# Task details
Exactly as written, write out the lines below from the first to the one containing "ax = fig.add_axes([fx(left_px), fy(bottom_px), fx(right_px", inclusive. Pictures do not belong in the copy.

::::::

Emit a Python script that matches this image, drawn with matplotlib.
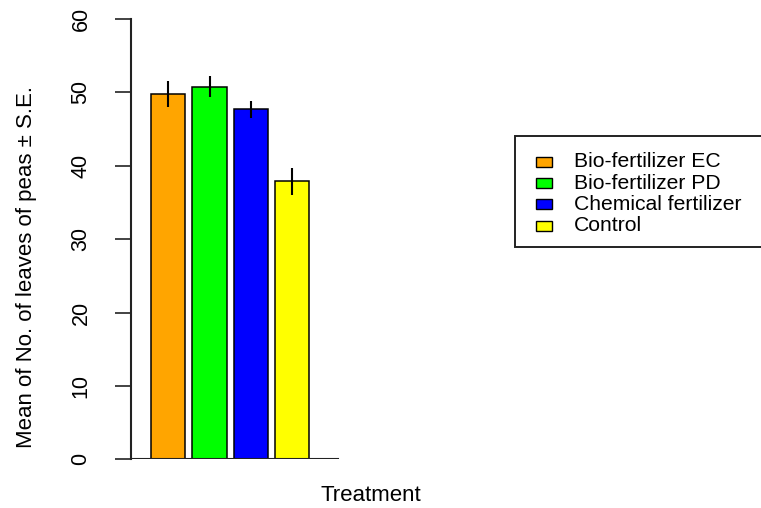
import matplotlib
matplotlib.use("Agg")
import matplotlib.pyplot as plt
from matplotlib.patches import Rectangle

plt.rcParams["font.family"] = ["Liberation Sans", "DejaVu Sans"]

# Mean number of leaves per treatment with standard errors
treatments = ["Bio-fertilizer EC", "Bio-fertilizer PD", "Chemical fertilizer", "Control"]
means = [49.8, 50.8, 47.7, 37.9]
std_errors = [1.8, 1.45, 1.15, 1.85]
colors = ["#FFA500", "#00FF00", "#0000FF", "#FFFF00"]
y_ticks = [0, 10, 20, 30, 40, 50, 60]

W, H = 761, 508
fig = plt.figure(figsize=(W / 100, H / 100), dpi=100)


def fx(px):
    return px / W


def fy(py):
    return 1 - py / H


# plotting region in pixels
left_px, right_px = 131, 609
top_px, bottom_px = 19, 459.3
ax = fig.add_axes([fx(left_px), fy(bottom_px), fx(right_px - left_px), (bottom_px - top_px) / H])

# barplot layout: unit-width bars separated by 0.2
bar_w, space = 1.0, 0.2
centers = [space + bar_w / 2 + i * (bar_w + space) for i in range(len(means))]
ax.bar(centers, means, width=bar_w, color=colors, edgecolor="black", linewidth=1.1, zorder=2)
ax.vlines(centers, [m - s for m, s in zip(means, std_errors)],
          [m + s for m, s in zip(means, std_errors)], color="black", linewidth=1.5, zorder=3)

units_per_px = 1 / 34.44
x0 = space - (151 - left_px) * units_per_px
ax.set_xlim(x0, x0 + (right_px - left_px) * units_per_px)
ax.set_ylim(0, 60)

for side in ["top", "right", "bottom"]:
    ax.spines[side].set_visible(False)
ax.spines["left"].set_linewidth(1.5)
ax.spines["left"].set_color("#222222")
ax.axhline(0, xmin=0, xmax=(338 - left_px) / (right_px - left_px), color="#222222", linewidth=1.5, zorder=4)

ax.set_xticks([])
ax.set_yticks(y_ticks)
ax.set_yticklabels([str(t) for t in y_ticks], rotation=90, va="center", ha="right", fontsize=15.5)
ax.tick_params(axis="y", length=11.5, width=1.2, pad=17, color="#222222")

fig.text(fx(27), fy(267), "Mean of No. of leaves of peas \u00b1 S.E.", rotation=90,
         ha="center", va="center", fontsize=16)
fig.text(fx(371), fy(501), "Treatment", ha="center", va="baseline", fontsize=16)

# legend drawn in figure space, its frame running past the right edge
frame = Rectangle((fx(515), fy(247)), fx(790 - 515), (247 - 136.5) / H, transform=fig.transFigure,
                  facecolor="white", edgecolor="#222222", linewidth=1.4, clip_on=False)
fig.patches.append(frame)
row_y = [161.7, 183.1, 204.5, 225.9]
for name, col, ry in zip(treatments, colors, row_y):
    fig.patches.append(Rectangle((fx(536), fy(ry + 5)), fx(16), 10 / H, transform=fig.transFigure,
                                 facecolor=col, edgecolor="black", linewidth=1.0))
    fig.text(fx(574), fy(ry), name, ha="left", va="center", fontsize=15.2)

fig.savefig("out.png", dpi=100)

::::::

# Written response
Emit a Python script that matches this image, drawn with matplotlib.
import matplotlib
matplotlib.use("Agg")
import matplotlib.pyplot as plt
from matplotlib.patches import Rectangle

plt.rcParams["font.family"] = ["Liberation Sans", "DejaVu Sans"]

# Mean number of leaves per treatment with standard errors
treatments = ["Bio-fertilizer EC", "Bio-fertilizer PD", "Chemical fertilizer", "Control"]
means = [49.8, 50.8, 47.7, 37.9]
std_errors = [1.8, 1.45, 1.15, 1.85]
colors = ["#FFA500", "#00FF00", "#0000FF", "#FFFF00"]
y_ticks = [0, 10, 20, 30, 40, 50, 60]

W, H = 761, 508
fig = plt.figure(figsize=(W / 100, H / 100), dpi=100)


def fx(px):
    return px / W


def fy(py):
    return 1 - py / H


# plotting region in pixels
left_px, right_px = 131, 609
top_px, bottom_px = 19, 459.3
ax = fig.add_axes([fx(left_px), fy(bottom_px), fx(right_px - left_px), (bottom_px - top_px) / H])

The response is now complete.